Rachad Antonius, Professeur, Département de sociologie, UQAM
Dynamiques politiques maghrébines et peurs identitaires québécoises
Une grave illusion d’optique déforme nos perceptions des dynamiques d’intégration des populations musulmanes maghrébines au Québec. Une mise en scène médiatique a
présenté les musulmans à travers quelques cas de demandes extrêmes montées en épingle ainsi qu’à travers des individus fort controversés présentés comme LES porte-parole des musulmans et, dans un
deuxième temps, a donné la parole aux québécois les plus alarmés par ces cas extrêmes, et dont l’inquiétude prends parfois un ton hostile qui frôle le racisme. Or ces perceptions faussées ont des
conséquences réelles de polarisation, qui deviennent possibles à cause justement de franges radicales de part et d’autre qui établissent les termes du débat. Ce sont ces dynamiques sur lesquelles
nous voulons nous pencher, pour tenter de les comprendre, de les déconstruire, de les désamorcer, et de recentrer le débat sur l’intégration autour d’enjeux socio-économiques, et dans des termes
plus sereins.
Farida Osmani, Ph. D Sociologie. Chargée de cours au département de Service Social, Université de
Sherbrooke
Le défi de l’intégration des Québécoises d’origine maghrébine
Les québécoises d’origine maghrébine représentent une proportion importante de l’émigration surtout de celle de la dernière décennie. Un intérêt médiatique
aussi soudain que soutenu les soumet à une assignation identitaire négative en lien avec leurs communautés arabes et musulmanes d’appartenance.

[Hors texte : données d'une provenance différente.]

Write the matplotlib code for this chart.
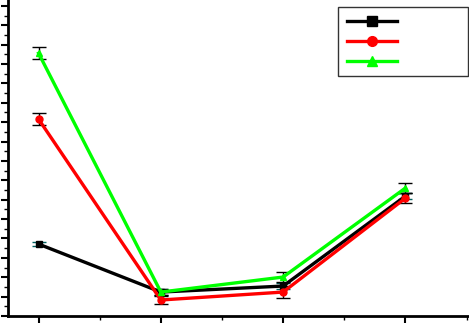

Pour mieux apprendre à les connaître, il serait intéressant de dresser un aperçu historique, démographique et sociologique de la présence des québécoises
d’origine maghrébine en tenant de souligner leurs caractéristiques, leurs apports à la société malgré les obstacles rencontrés. Ainsi, certaines d’entre elles sont très actives et se sont
démarquées professionnellement dans la vie publique. Cependant, les données d’ensemble indiquent qu’au niveau économique, elles semblent marginalisées si l’on se fie au taux élevé
de chômage qui les affecte.
Quelles perspectives s’offrent-elles alors à elles ? La poursuite de stratégies individuelles de mobilité sociale et professionnelle peut-elle encore
assurer à la fois leur autonomie et leur participation active à la société dans le contexte actuel de privatisation croissante et de précarité ? Ou bien, devront-elles recourir
aux ressources de la communauté d’origine pour réaliser une forme de socialisation aussi bien personnelle que celle de leurs familles ?
Autrement dit leur exclusion du marché du travail et de la vie publique (dont il est de plus en plus question pour les femmes voilées) ne risque-t-elle pas de les
renvoyer à un certain communautarisme qui compromettrait l’exercice de leur citoyenneté alors qu’il semble être déterminant dans leur projet migratoire ? Ces questions soulèvent la
pertinence de mener des analyses en termes d’intersection genre et racisme lorsqu’il s’agit de participer au débat actuel sur l’enjeu de l’intégration des immigrants dont celui des femmes
d’origine maghrébine à la société québécoise.
.
Lilyane-Zina Rachedi, Professeure, École de travail social, UQAM.
Envers et contre toutes les assignations : écrivains maghrébins et identités
On sait que les contextes sociopolitiques et les contingences historiques demeurent des déterminants significatifs dans la place accordée aux étrangers dans une
société d’accueil (place économique, sociale, politique, etc.). Dans l’univers symbolique de la littérature, pour les immigrants qui sont aussi des écrivains, on constate un aspect
intéressant : Minorités littéraires et « ethniques » le parcours des auteurs maghrébins au Québec amènent un autre regard sur la construction identitaire des immigrants. Parce
qu’ils occupent une tribune publique, les assignations identitaires dont ils sont l’objet, sont visibles et traduisent une certaine forme de marginalisation de cette littérature issue de
l’immigration. Dans cette communication, nous montrerons comment à travers des récits de trajectoire migratoire et d’écriture d’auteurs maghrébins, des identités se déploient pour réagir
face à toutes les formes de catégorisation à leur égard.